According to Homma, Panasonic’s design “perfectly harmonizes” the clean lines of Japanese design with the functionality of a European kitchen.
“The result of this combination is a new and even more refined sense of design,” he said.
Performance is also a fusion of East and West. From induction cooktops to refrigerators, these appliances are “born of Japanese culture.” For instance, new refrigerators have a food preservation system that’s inspired by washoku—the traditional Japanese cuisine that emphasizes fresh ingredients and thoughtful preparation. And the AutoCare washing machine meets the European consumer’s desire for simple operation thanks to Panasonic’s expertise in building sophisticated sensors.
According to Laurent Abadie, head of Panasonic Europe, it looks like even more advanced things are just around the corner. “Home appliances will become connected with your smart house to change the way you cook,” said Abadie.
By 2020, Panasonic has plans to build a fridge that will recognize food by shape and use buying patterns to figure out what’s on the shelf. The fridge will share that information with your oven, which will suggest recipes for what’s fresh.

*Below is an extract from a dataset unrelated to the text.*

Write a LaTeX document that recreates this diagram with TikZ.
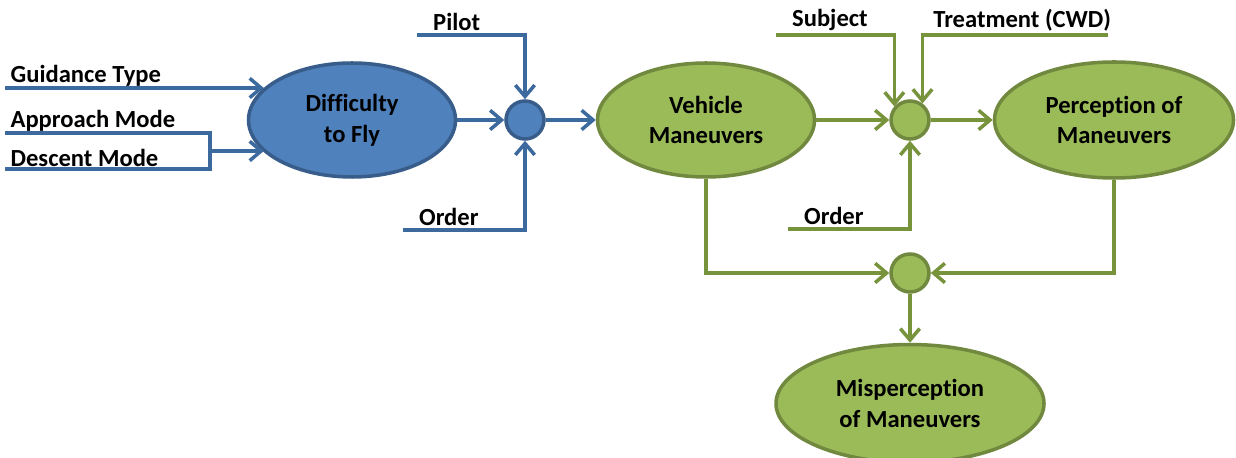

That’s part of a larger push for smart home that leverages Panasonic’s expertise in industrial technologies, from major to minor. For instance, the company is the largest lithium-ion producer in the world, and has plans to sell whole-home backup batteries across Europe.
Panasonic will also use its healthcare and environmental divisions to promote healthier sleep, by building sensors that will monitor your heartbeat and sleep quality, and adjust room conditions accordingly.
All that sounds like a future we want to be a part of, which is yet another reason we wish we could cook and clean with the same appliances Panasonic offers in Europe.